Q: How does batch normalization help CNN training?

A: Batch normalization normalizes activations to zero mean and unit variance within each mini-batch, then applies learnable scale and shift. It stabilizes training, allows higher learning rates, acts as mild regularization, and reduces sensitivity to weight initialization. Applied after convolution and before activation in most architectures.

Q: What are skip connections and why do they matter?

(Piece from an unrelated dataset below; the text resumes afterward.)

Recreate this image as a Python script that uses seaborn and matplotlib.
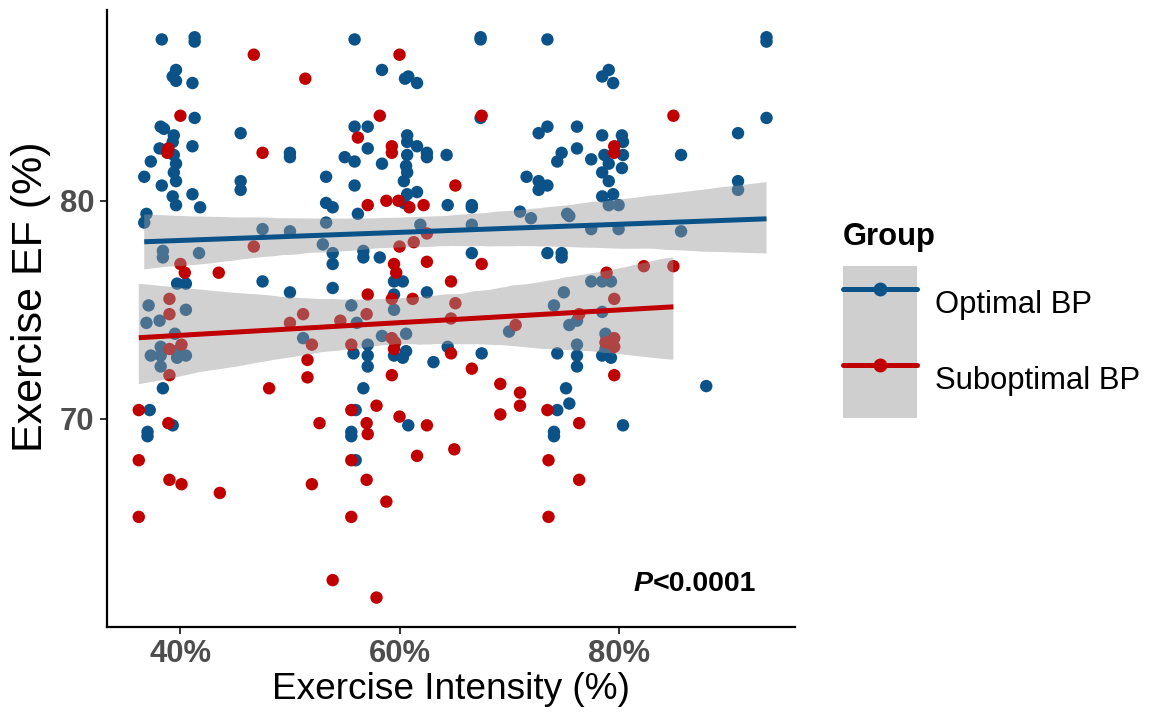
import numpy as np
import pandas as pd
import matplotlib
matplotlib.use("Agg")
import matplotlib.pyplot as plt
from matplotlib import font_manager
from matplotlib.lines import Line2D
from matplotlib.patches import Patch
from matplotlib.legend_handler import HandlerTuple
from matplotlib.ticker import FixedLocator, FuncFormatter
import seaborn as sns

# ---------------- data ----------------
groups = ["Optimal BP", "Suboptimal BP"]
colors = ["#0B5288", "#C00000"]

opt_x = [38.3, 41.3, 41.3, 39.6, 39.3, 39.6, 41.1, 41.3, 38.2, 38.5, 39.4, 39.3, 38.1, 41.1, 39.4,
         37.3, 39.6, 39.4, 36.7, 39.6, 38.3, 39.3, 41.1, 39.6, 41.8, 36.9, 36.7, 45.5, 50.0, 50.0,
         45.5, 45.5, 53.3, 53.3, 53.9, 53.3, 47.5, 50.0,
         55.9, 67.4, 67.4, 73.5, 58.4, 60.5, 60.8, 61.6, 55.9, 57.1, 67.4, 73.5, 72.7, 57.1, 60.7,
         60.7, 61.6, 60.7, 62.5, 62.5, 64.3, 55.0, 55.9, 58.4, 60.6, 60.7, 60.4, 55.9, 74.8, 74.4,
         71.6, 72.7, 73.5, 72.7, 60.7, 61.6, 60.4, 64.4, 66.6, 66.6, 56.2, 71.0, 72.0, 75.3, 61.9,
         66.6,
         93.5, 93.5, 79.1, 78.5, 79.5, 93.5, 90.9, 76.2, 78.5, 80.3, 80.4, 76.2, 77.5, 78.7, 79.1,
         80.4, 80.3, 85.7, 78.5, 79.1, 90.9, 90.9, 78.5, 79.5, 79.1, 80.0, 75.5, 77.5, 80.0, 85.7,
         38.4, 38.4, 41.7, 53.0, 53.9, 53.9, 39.7, 40.5, 47.5, 50.0, 53.9, 37.1, 36.9, 38.1, 40.5,
         39.5, 38.2, 37.3, 38.2, 38.2, 39.6, 39.7, 40.5, 38.4, 37.2, 37.0, 37.0, 39.3, 51.2,
         56.7, 56.7, 58.2, 66.6, 73.5, 74.8, 74.8, 59.5, 60.3, 59.5, 62.5, 55.6, 59.5, 56.1, 58.4,
         60.6, 57.1, 55.8, 57.1, 57.1, 59.5, 60.3, 60.6, 63.1, 64.4, 67.5, 70.0, 74.1, 75.0, 74.4,
         56.7, 56.0, 60.8, 55.6, 55.6, 74.1, 74.1, 75.2, 75.5, 74.4,
         77.5, 78.5, 79.3, 78.5, 75.5, 76.2, 78.8, 78.9, 76.2, 76.2, 76.2, 78.5, 79.3, 78.8, 88.0,
         80.4, 56.0]
opt_y = [87.4, 87.5, 87.3, 86.0, 85.7, 85.5, 85.4, 83.8, 83.4, 83.3, 83.0, 82.7, 82.4, 82.5, 82.1,
         81.8, 81.7, 81.3, 81.1, 80.9, 80.7, 80.2, 80.3, 79.8, 79.7, 79.4, 79.0, 83.1, 82.2, 82.0,
         80.9, 80.5, 81.1, 79.9, 79.7, 79.0, 78.7, 78.6,
         87.4, 87.5, 87.4, 87.4, 86.0, 85.6, 85.7, 85.4, 83.4, 83.4, 83.8, 83.4, 83.1, 82.4, 83.0,
         82.7, 82.5, 82.1, 82.2, 82.0, 82.1, 82.0, 81.8, 81.7, 81.6, 81.3, 80.9, 80.7, 82.2, 81.8,
         81.1, 80.9, 80.7, 80.5, 80.3, 80.4, 79.9, 79.8, 79.8, 79.7, 79.4, 79.5, 79.2, 79.4, 78.9,
         78.9,
         87.5, 87.3, 86.0, 85.7, 85.4, 83.8, 83.1, 83.4, 83.0, 83.0, 82.7, 82.4, 81.9, 82.1, 81.7,
         82.1, 81.5, 82.1, 81.3, 80.9, 80.9, 80.5, 80.2, 80.3, 79.8, 79.8, 79.3, 78.7, 78.7, 78.6,
         77.7, 77.4, 77.6, 78.0, 77.6, 77.1, 76.2, 76.2, 76.3, 75.8, 76.0, 75.2, 74.4, 74.5, 75.0,
         73.9, 73.3, 72.9, 72.9, 72.4, 73.1, 72.8, 72.9, 71.4, 70.4, 69.4, 69.2, 69.7, 73.7,
         77.7, 77.4, 77.4, 77.6, 77.6, 77.6, 77.4, 76.3, 76.3, 75.7, 75.8, 75.2, 75.0, 74.4, 73.8,
         73.9, 73.4, 73.0, 72.9, 72.4, 72.9, 72.8, 73.1, 72.6, 73.3, 73.0, 74.0, 75.2, 75.8, 73.0,
         71.4, 70.4, 69.7, 69.4, 69.2, 69.4, 69.2, 71.4, 70.7, 70.4,
         76.3, 76.3, 76.3, 74.9, 74.3, 74.5, 73.9, 73.7, 73.4, 72.9, 72.4, 72.9, 72.8, 73.2, 71.5,
         69.7, 68.1]

sub_x = [46.7, 51.4, 40.0, 38.9, 38.8, 47.5,
         60.0, 58.2, 67.5, 56.2, 59.3, 59.3, 65.1, 57.1, 58.8, 59.9, 60.9, 62.2,
         85.0, 79.6, 79.6,
         46.7, 40.0, 40.4, 43.5, 39.0, 39.0, 40.1, 39.0, 39.0, 36.2, 38.9, 48.1, 52.7, 50.0, 51.2,
         52.0, 51.6, 51.6,
         60.0, 61.3, 62.5, 59.5, 59.7, 62.5, 67.5, 64.7, 57.1, 59.3, 61.2, 65.1, 54.6, 57.0, 64.7,
         70.6, 55.6, 59.3, 59.6, 59.5, 64.7, 59.3, 66.6, 69.2, 71.0, 71.0, 55.6, 57.9, 69.2, 73.5,
         57.0, 57.1, 60.0, 62.5,
         82.3, 85.0, 78.9, 79.6, 76.4, 79.6, 79.6, 78.8, 79.6, 76.4,
         36.2, 39.0, 40.1, 43.6, 52.0, 36.2, 53.9,
         55.6, 61.6, 65.0, 57.0, 58.8, 55.6, 57.9, 73.6, 73.6, 76.4]
sub_y = [86.7, 85.6, 83.9, 82.4, 82.2, 82.2,
         86.7, 83.9, 83.9, 82.9, 82.5, 82.2, 80.7, 79.8, 80.0, 80.0, 79.7, 79.8,
         83.9, 82.5, 82.2,
         77.9, 77.1, 76.7, 76.7, 75.5, 74.8, 73.4, 73.2, 72.0, 70.4, 69.8, 71.4, 69.8, 74.4, 74.8,
         73.4, 72.7, 71.9,
         77.9, 78.1, 78.5, 77.1, 76.7, 77.2, 77.1, 76.3, 75.7, 75.5, 75.5, 75.3, 74.5, 74.8, 74.6,
         74.3, 73.4, 73.7, 73.5, 73.2, 73.0, 72.0, 72.3, 71.6, 71.2, 70.6, 70.4, 70.6, 70.2, 70.4,
         69.8, 69.3, 70.1, 69.7,
         77.0, 77.0, 76.7, 75.5, 74.8, 73.7, 73.3, 73.5, 72.0, 69.8,
         68.1, 67.2, 67.0, 66.6, 67.0, 65.5, 62.6,
         68.1, 68.3, 68.6, 67.2, 66.2, 65.5, 61.8, 68.1, 65.5, 67.2]

x_ticks = [40, 60, 80]
x_tick_labels = ["40%", "60%", "80%"]
y_ticks = [70, 80]
p_label = "<0.0001"

df = pd.DataFrame({
    "x": opt_x + sub_x,
    "y": opt_y + sub_y,
    "Group": [groups[0]] * len(opt_x) + [groups[1]] * len(sub_x),
})

# ---------------- fonts ----------------
names = {f.name for f in font_manager.fontManager.ttflist}
narrow = "Liberation Sans Narrow" in names
base_font = "Liberation Sans Narrow" if narrow else "Liberation Sans"
scale = 1.0 if narrow else 0.86

sns.set_theme(style="white")
plt.rcParams["font.family"] = [base_font, "DejaVu Sans"]
plt.rcParams["text.color"] = "black"
plt.rcParams["axes.labelcolor"] = "black"
plt.rcParams["legend.labelcolor"] = "black"

fig = plt.figure(figsize=(11.63, 7.13), dpi=100)
ax = fig.add_axes([107 / 1163, 1 - 627 / 713, (795 - 107) / 1163, (627 - 10) / 713])

sns.scatterplot(data=df, x="x", y="y", hue="Group", hue_order=groups,
                palette=colors, s=80, linewidth=0, alpha=1, ax=ax, legend=False,
                zorder=1)

for g, c in zip(groups, colors):
    sub = df[df["Group"] == g]
    n_before = len(ax.collections)
    sns.regplot(data=sub, x="x", y="y", scatter=False, ci=95, n_boot=1000, seed=1,
                color=c, truncate=True, line_kws=dict(lw=3.6, solid_capstyle="butt", zorder=3),
                ax=ax)
    for coll in ax.collections[n_before:]:
        coll.set_facecolor("#999999")
        coll.set_alpha(0.45)
        coll.set_edgecolor("none")
        coll.set_zorder(2)

ax.set_xlim(33.3, 96.1)
ax.set_ylim(60.45, 88.75)
ax.xaxis.set_major_locator(FixedLocator(x_ticks))
ax.xaxis.set_major_formatter(FuncFormatter(lambda v, p: x_tick_labels[x_ticks.index(int(round(v)))]))
ax.yaxis.set_major_locator(FixedLocator(y_ticks))

for side in ["top", "right"]:
    ax.spines[side].set_visible(False)
for side in ["left", "bottom"]:
    ax.spines[side].set_color("black")
    ax.spines[side].set_linewidth(1.6)

ax.tick_params(axis="both", which="major", length=5, width=1.4, color="#333333",
               labelsize=26 * scale, labelcolor="#4D4D4D", pad=4, bottom=True, left=True)
for lab in ax.get_xticklabels() + ax.get_yticklabels():
    lab.set_fontweight("bold")

ax.set_xlabel("Exercise Intensity (%)", fontsize=31 * scale, color="black", labelpad=2)
ax.set_ylabel("Exercise EF (%)", fontsize=31, color="black")
ax.yaxis.set_label_coords(-0.081, 0.535)

# P-value annotation
p_fs = 20.5
ax.text(0.793, 0.058, p_label, transform=ax.transAxes, fontsize=p_fs,
        fontweight="bold", ha="left", va="baseline", color="black")
ax.text(0.793, 0.058, "P", transform=ax.transAxes, fontsize=p_fs,
        fontweight="bold", fontstyle="italic", ha="right", va="baseline", color="black")

# legend
handles = []
for c in colors:
    handles.append((Patch(facecolor="#CFCFCF", edgecolor="none"),
                    Line2D([], [], color=c, lw=3.6, marker="o", markersize=10,
                           markeredgewidth=0)))
fs = 26 * scale
fs_px = fs * 100 / 72
row_px = 76
hh = (row_px / fs_px - 0.245) / 0.65
leg = fig.legend(handles, groups, handler_map={tuple: HandlerTuple(ndivide=1, pad=0)},
                 loc="upper left", bbox_to_anchor=(843 / 1163, 1 - 222 / 713),
                 frameon=False, fontsize=fs, title="Group",
                 title_fontproperties={"weight": "bold", "size": fs},
                 handlelength=74 / fs_px, handleheight=hh,
                 labelspacing=0.0, handletextpad=18 / fs_px, borderpad=0,
                 borderaxespad=0, alignment="left", labelcolor="black")
leg.get_title().set_color("black")
leg._legend_box.sep = 10

fig.savefig("out.png", dpi=100)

A: Skip (residual) connections add the input directly to the output of a block: $\mathbf{y} = F(\mathbf{x}) + \mathbf{x}$. They create identity shortcuts that allow gradients to flow directly through the network, enabling training of 100+ layer networks. Without them, very deep networks suffer from degradation -- higher training error than shallower networks.

Q: How do you calculate the number of parameters in a conv layer?

A: For a conv layer with kernel size $K \times K$, $C_{\text{in}}$ input channels, and $C_{\text{out}}$ output channels: Params $= (K^2 \cdot C_{\text{in}} + 1) \cdot C_{\text{out}}$. The "+1" accounts for the bias term per filter. Example: a 3x3 conv with 64 input and 128 output channels has $(9 \times 64 + 1) \times 128 = 73{,}856$ parameters.

Q: What is data augmentation and why is it critical for CNNs?

A: Data augmentation artificially expands the training set by applying random transformations: flips, rotations, crops, color jitter, cutout, and mixup. It reduces overfitting by exposing the model to more variations, effectively regularizing the network. Critical for CNNs because they are data-hungry and augmentation can double or triple effective dataset size at zero labeling cost.

Q: When would you NOT use a CNN?

A: Avoid CNNs for: (1) tabular data -- tree-based models (XGBoost, Random Forest) consistently outperform CNNs on structured data, (2) small datasets without pretrained models available, (3) tasks requiring global context from the start (transformers may be better), (4) sequential data without spatial structure (use RNNs/transformers). CNNs assume local spatial correlations exist in the input.